A comprehensive report on the talk given by Professor Pressey will be available in 2010
Conservation is the means by which society seeks to preserve natural assets and safeguard biodiversity against threats to its persistence. Conservation reserves are the cornerstones of the global conservation strategy, but reserves in Australia and around the world have a serious failing.
Their effectiveness is limited by their concentration in areas that are remote and have little value for subsistence or commercial uses. Therefore, they tend to occur where threats to biodiversity are low while losses of biodiversity continue unabated elsewhere. Importantly, this failing is hidden by common measures of conservation progress which emphasize the number and extent of reserves rather than how much loss of biodiversity their establishment has avoided.
This mismeasure of conservation stems from a concerted, pervasive focus on reserves as tools for conservation rather than avoided loss as the ultimate conservation objective. Means and ends have been confused. The presentation is mainly about the immense risks that ensue.

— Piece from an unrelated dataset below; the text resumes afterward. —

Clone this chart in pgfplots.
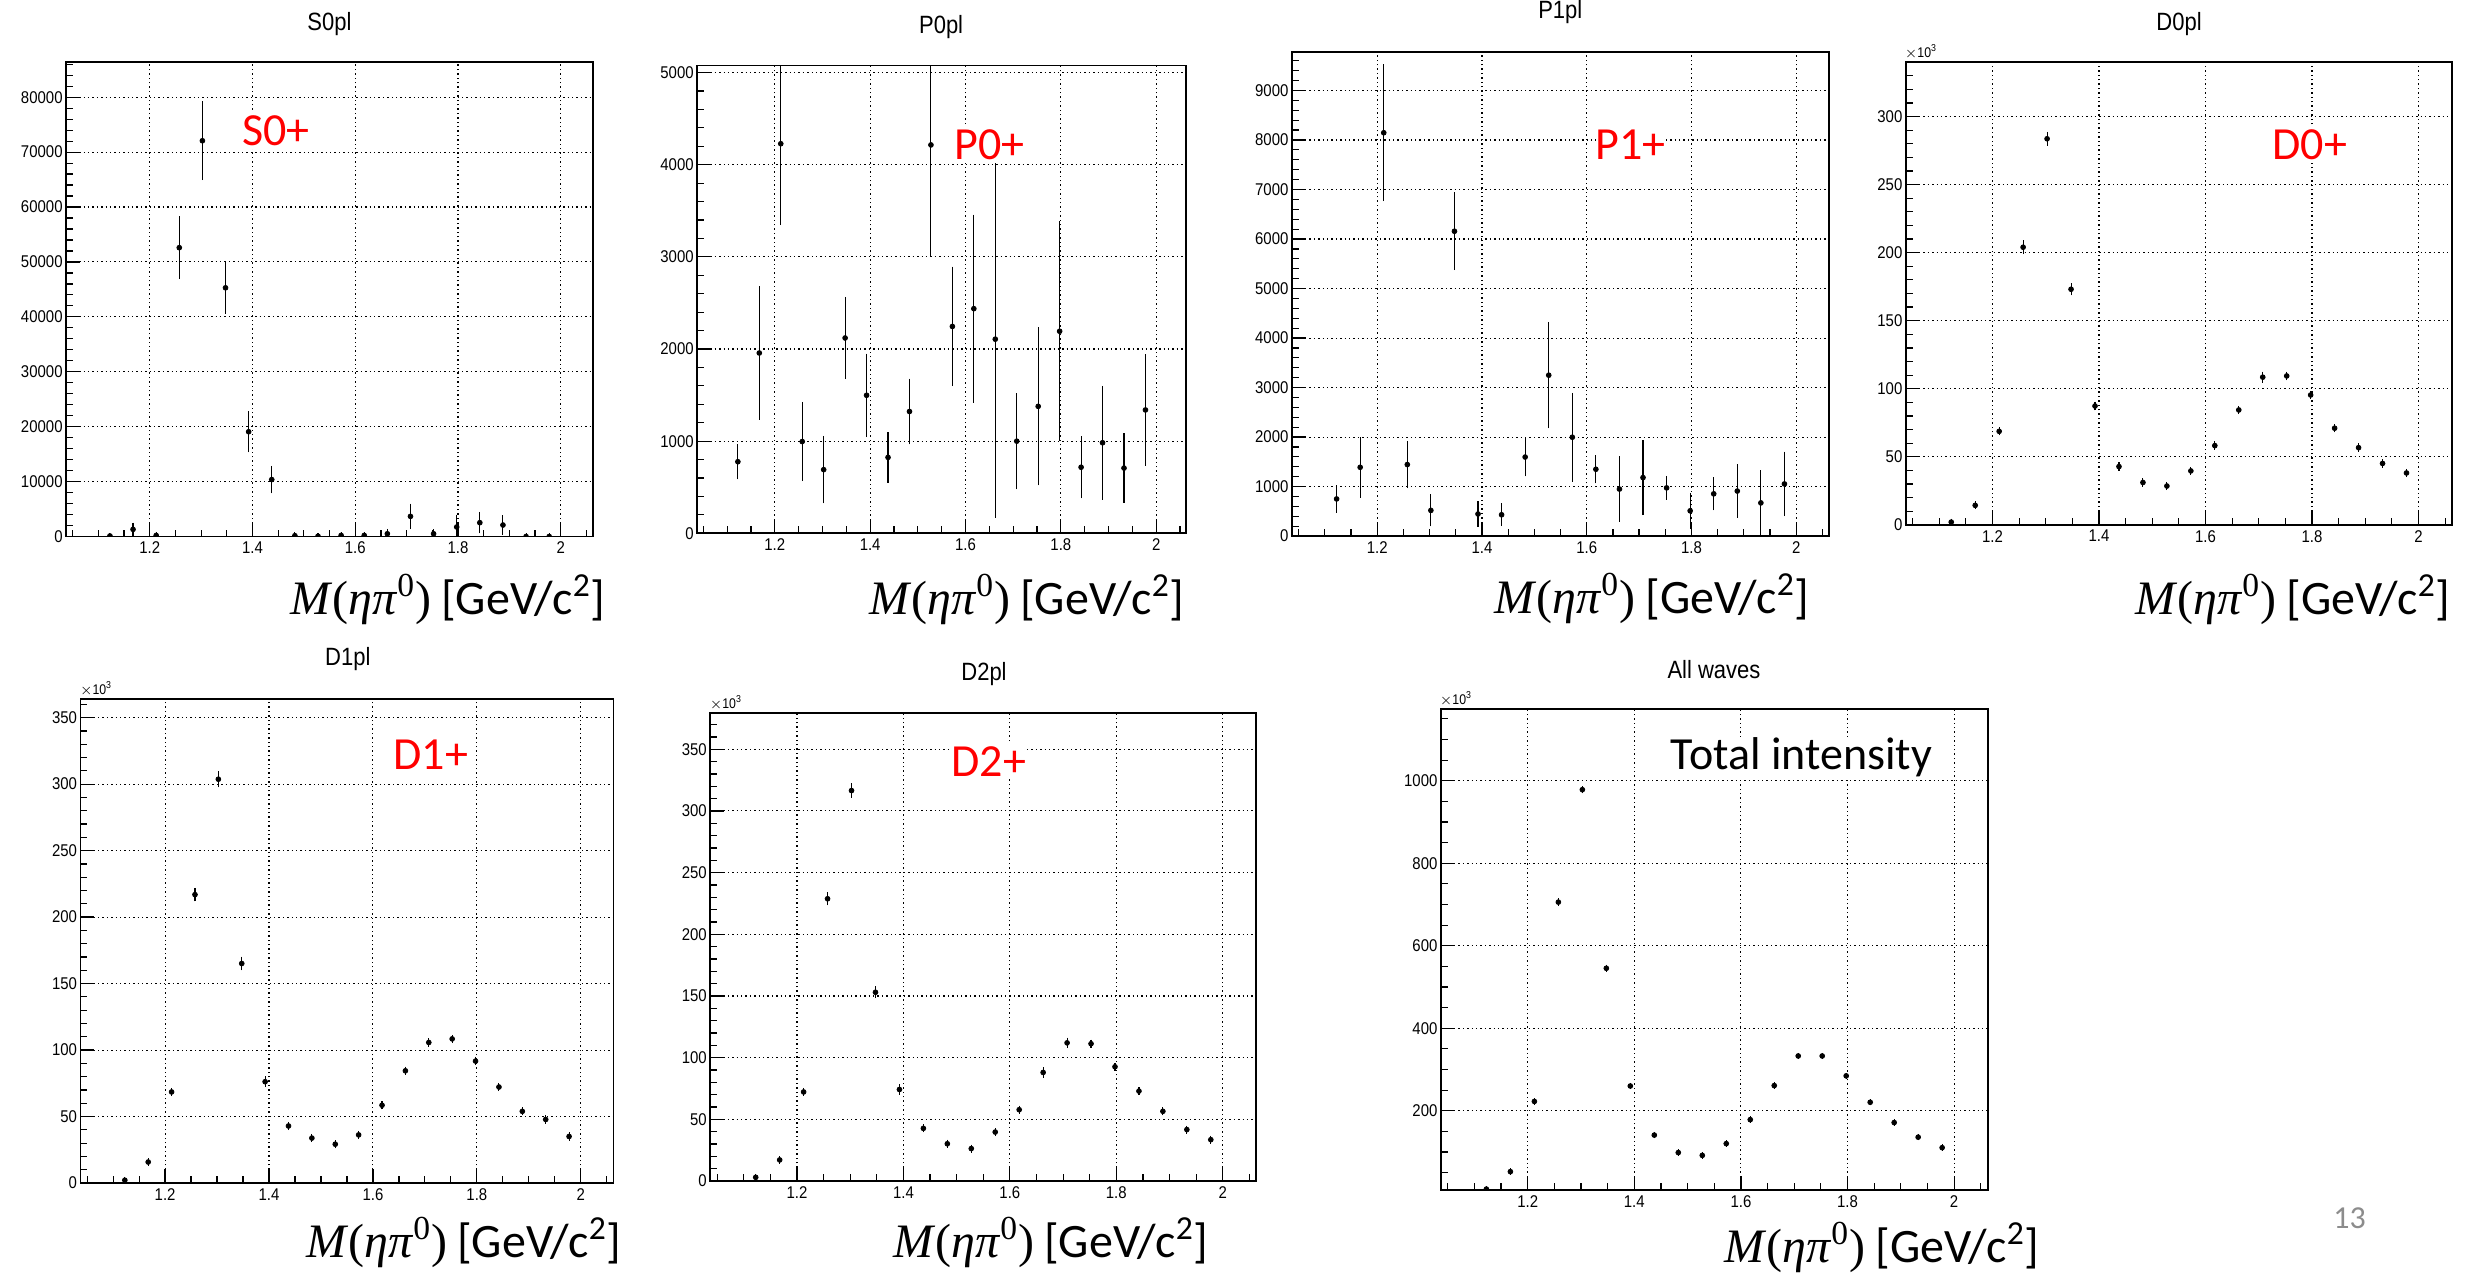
\documentclass[border=0pt]{standalone}
\usepackage{pgfplots}
\pgfplotsset{compat=1.18}
\usepackage{pgfplotstable}
\usepackage{fontspec}
\setmainfont{Liberation Sans}[FakeStretch=0.88]
\newfontfamily\calib{Carlito}
\newfontfamily\serifm{Liberation Serif}

\newcommand{\tickfont}{\fontsize{8.5pt}{10pt}\selectfont}
\newcommand{\titlefont}{\fontsize{12.5pt}{14pt}\selectfont}
\newcommand{\bigfont}{\calib\fontsize{23pt}{27pt}\selectfont}
\newcommand{\xlab}{{\serifm\fontsize{24pt}{28pt}\selectfont\textit{M}(\textit{ηπ}\textsuperscript{0})}\hspace{5pt}{\calib\fontsize{24pt}{28pt}\selectfont[GeV/c\textsuperscript{2}]}}
\newcommand{\expo}{{\fontsize{7pt}{8pt}\selectfont$\times$10\textsuperscript{3}}}

% partial-wave intensities per mass bin: x, intensity, error
\pgfplotstableread{
1.1225 100 60
1.1675 1300 700
1.2125 200 80
1.2575 52600 5200
1.3025 72070 6650
1.3475 45290 4200
1.3925 19080 3240
1.4375 10370 2000
1.4825 150 80
1.5275 50 60
1.5725 200 80
1.6175 200 80
1.6625 500 400
1.7075 3670 1800
1.7525 500 300
1.7975 1730 1750
1.8425 2520 1450
1.8875 2090 1300
1.9325 0 60
1.9775 0 60
}\tSzero
\pgfplotstableread{
1.1225 777 160
1.1675 1957 695
1.2125 4228 854
1.2575 996 400
1.3025 691 337
1.3475 2120 415
1.3925 1498 423
1.4375 824 243
1.4825 1322 326
1.5275 4215 1176
1.5725 2245 618
1.6175 2438 990
1.6625 2107 1908
1.7075 1000 492
1.7525 1378 828
1.7975 2193 1161
1.8425 717 307
1.8875 983 586
1.9325 708 348
1.9775 1339 575
}\tPzero
\pgfplotstableread{
1.1225 751 220
1.1675 1390 555
1.2125 8146 1325
1.2575 1445 420
1.3025 519 268
1.3475 6157 727
1.3925 447 204
1.4375 431 175
1.4825 1597 335
1.5275 3250 1018
1.5725 1997 838
1.6175 1350 228
1.6625 950 603
1.7075 1182 700
1.7525 974 188
1.7975 511 307
1.8425 854 280
1.8875 910 480
1.9325 671 600
1.9775 1054 595
}\tPone
\pgfplotstableread{
1.1225 2.0 0.5
1.1675 14.3 0.8
1.2125 68.7 1
1.2575 204.0 3
1.3025 283.7 3
1.3475 173.1 2.5
1.3925 87.3 1.2
1.4375 42.8 1
1.4825 31.1 1
1.5275 28.5 1
1.5725 39.6 1
1.6175 58.2 1
1.6625 84.4 1
1.7075 108.5 2
1.7525 109.4 1.2
1.7975 95.4 1
1.8425 71.0 1
1.8875 56.7 1
1.9325 45.1 1
1.9775 38.1 1
}\tDzero
\pgfplotstableread{
1.1225 2.1 0.5
1.1675 15.8 0.8
1.2125 68.5 1
1.2575 216.9 3
1.3025 303.7 4
1.3475 165.1 3
1.3925 76.2 2
1.4375 42.9 1
1.4825 33.8 1
1.5275 29.2 1
1.5725 36.2 1
1.6175 58.5 1
1.6625 84.4 1
1.7075 105.7 1
1.7525 108.4 1
1.7975 91.7 1
1.8425 72.2 1
1.8875 53.9 1
1.9325 47.8 1
1.9775 35.0 1
}\tDone
\pgfplotstableread{
1.1225 3.0 0.5
1.1675 17.1 0.8
1.2125 72.2 1
1.2575 228.8 3
1.3025 316.5 3.5
1.3475 153.0 2.5
1.3925 74.2 2
1.4375 42.7 1
1.4825 30.2 1
1.5275 26.3 1
1.5725 39.7 1
1.6175 57.8 1
1.6625 88.0 2
1.7075 112.0 2
1.7525 111.3 1
1.7975 92.6 1
1.8425 72.9 1
1.8875 56.5 1
1.9325 41.7 1
1.9775 33.5 1
}\tDtwo
\pgfplotstableread{
1.1225 10.1 1
1.1675 52.4 1
1.2125 222.6 1
1.2575 705.8 2
1.3025 978.4 2
1.3475 545.4 2
1.3925 260.0 1
1.4375 141.0 1
1.4825 98.6 1
1.5275 91.8 1
1.5725 120.3 1
1.6175 178.4 1
1.6625 261.0 1
1.7075 332.8 1
1.7525 332.8 1
1.7975 284.6 1
1.8425 220.6 1
1.8875 171.4 1
1.9325 136.0 1
1.9775 110.5 1
}\tAll

\pgfplotsset{
  rootax/.style={
    scale only axis, anchor=south west,
    xmin=1.037, xmax=2.063,
    xtick={1.2,1.4,1.6,1.8,2},
    xticklabels={1.2,1.4,1.6,1.8,2},
    minor xtick={1.05,1.1,...,2.06},
    tick align=inside, tick pos=left,
    major tick length=7pt, minor tick length=3.5pt,
    grid=major,
    major grid style={black, line width=0.55pt, dash pattern=on 0.7pt off 1.5pt},
    axis line style={black, line width=0.9pt},
    every tick/.style={black, line width=0.6pt},
    tick label style={font=\tickfont},
    yticklabel style={inner sep=1.5pt},
    xticklabel style={inner sep=2.5pt},
    /pgf/number format/assume math mode=true,
    /pgf/number format/1000 sep={},
    scaled y ticks=false,
    clip marker paths=true,
  },
  pts/.style={
    only marks, mark=*, mark size=1.2pt, black,
    mark options={fill=black, draw=black},
    error bars/.cd, y dir=both, y explicit,
    error bar style={line width=0.55pt, black},
    error mark options={line width=0.55pt, mark size=1.4pt, black},
  },
}

\begin{document}
\begin{tikzpicture}
\begin{scope}[x=0.5pt,y=0.5pt]
  \path[use as bounding box] (0,0) rectangle (2483,1275);
\end{scope}

% S0+
\begin{axis}[rootax, at={(33.0pt,369.4pt)}, width=263.55pt, height=237.45pt,
  ymin=0, ymax=86480, ytick={0,10000,...,80000}, minor ytick={0,2000,...,86000}]
  \addplot[pts] table[x index=0, y index=1, y error index=2] {\tSzero};
\end{axis}

% P0+
\begin{axis}[rootax, at={(348.55pt,371.0pt)}, width=244.55pt, height=233.9pt,
  ymin=0, ymax=5077, ytick={0,1000,...,5000}, minor ytick={0,200,...,5000}]
  \addplot[pts] table[x index=0, y index=1, y error index=2] {\tPzero};
\end{axis}

% P1+
\begin{axis}[rootax, at={(645.9pt,369.6pt)}, width=268.7pt, height=242.2pt,
  ymin=0, ymax=9783, ytick={0,1000,...,9000}, minor ytick={0,200,...,9600}]
  \addplot[pts] table[x index=0, y index=1, y error index=2] {\tPone};
\end{axis}

% D0+
\begin{axis}[rootax, at={(952.85pt,375.25pt)}, width=273.15pt, height=231.6pt,
  ymin=0, ymax=340.4, ytick={0,50,...,300}, minor ytick={0,10,...,340}]
  \addplot[pts] table[x index=0, y index=1, y error index=2] {\tDzero};
\end{axis}

% D1+
\begin{axis}[rootax, at={(40.2pt,46.15pt)}, width=266.55pt, height=242.0pt,
  ymin=0, ymax=364, ytick={0,50,...,350}, minor ytick={0,10,...,360}]
  \addplot[pts] table[x index=0, y index=1, y error index=2] {\tDone};
\end{axis}

% D2+
\begin{axis}[rootax, at={(355.1pt,47.15pt)}, width=273.05pt, height=233.9pt,
  ymin=0, ymax=379.2, ytick={0,50,...,350}, minor ytick={0,10,...,370}]
  \addplot[pts] table[x index=0, y index=1, y error index=2] {\tDtwo};
\end{axis}

% sum over all waves
\begin{axis}[rootax, at={(720.4pt,42.5pt)}, width=273.45pt, height=240.5pt,
  ymin=7.1, ymax=1173.2, ytick={200,400,...,1000}, minor ytick={50,100,...,1150}]
  \addplot[pts] table[x index=0, y index=1, y error index=2] {\tAll};
\end{axis}

\begin{scope}[x=0.5pt,y=0.5pt, every node/.style={inner sep=0pt}]
  % histogram titles
  \node[anchor=base, font=\titlefont] at (329.4,{1275-29.7}) {S0pl};
  \node[anchor=base, font=\titlefont] at (941.1,{1275-33.6}) {P0pl};
  \node[anchor=base, font=\titlefont] at (1560.3,{1275-17.8}) {P1pl};
  \node[anchor=base, font=\titlefont] at (2179,{1275-29.7}) {D0pl};
  \node[anchor=base, font=\titlefont] at (347.8,{1275-665.1}) {D1pl};
  \node[anchor=base, font=\titlefont] at (984,{1275-680.5}) {D2pl};
  \node[anchor=base, font=\titlefont] at (1714,{1275-677.7}) {All waves};
  % axis exponents
  \node[anchor=west] at (1904.5,{1275-51.4}) {\expo};
  \node[anchor=west] at (79.6,{1275-688.6}) {\expo};
  \node[anchor=west] at (709.4,{1275-702.8}) {\expo};
  \node[anchor=west] at (1439.5,{1275-698.7}) {\expo};
  % wave names, on opaque boxes
  \begin{scope}[every node/.append style={fill=white, inner xsep=0pt, inner ysep=1.5pt}]
  \node[anchor=base west, text=red, font=\bigfont] at (242,{1275-145.5}) {S0+};
  \node[anchor=base west, text=red, font=\bigfont] at (954.1,{1275-159.4}) {P0+};
  \node[anchor=base west, text=red, font=\bigfont] at (1595.1,{1275-159.4}) {P1+};
  \node[anchor=base west, text=red, font=\bigfont] at (2272,{1275-159.4}) {D0+};
  \node[anchor=base west, text=red, font=\bigfont] at (393.1,{1275-768.8}) {D1+};
  \node[anchor=base west, text=red, font=\bigfont] at (951,{1275-775.7}) {D2+};
  \node[anchor=base west, text=black, font=\bigfont, inner ysep=0pt] at (1670.3,{1275-768.8}) {Total intensity};
  \end{scope}
  % mass axis labels
  \node[anchor=base east] at (606,{1275-614}) {\xlab};
  \node[anchor=base east] at (1185,{1275-614}) {\xlab};
  \node[anchor=base east] at (1810,{1275-613}) {\xlab};
  \node[anchor=base east] at (2451,{1275-614}) {\xlab};
  \node[anchor=base east] at (622,{1275-1257}) {\xlab};
  \node[anchor=base east] at (1209,{1275-1257}) {\xlab};
  \node[anchor=base east] at (2040,{1275-1262}) {\xlab};
  % slide number
  \node[anchor=base west, text=black!45, font=\calib\fontsize{16pt}{18pt}\selectfont] at (2333,{1275-1228}) {13};
\end{scope}
\end{tikzpicture}
\end{document}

The presentation will begin with some examples of residual reserve systems - systems that are extensive and beautiful but nonetheless fail to live up to their promise of protecting nature. The main reasons for this situation are discussed. Attention will then move to key characteristics of conservation measures that are needed to focus our attention on avoided loss which is, after all, the real purpose of reserves.
Common measures of conservation progress used in policy and science will be assessed as to whether they can be manipulated to hide lack of progress in avoiding loss of biodiversity. All of the measures are open to manipulation and many are frequently used to obscure the lack of real conservation gains.
Finally, the presentation will look at approaches to measurement that reflect the real purpose of conservation reserves and considers the opportunities and obstacles to bringing these approaches into policy and practice.
Professor Pressey works for the Australian Research Council Centre for Excellence for Coral Reef Studies, Games Cook University, Townsville.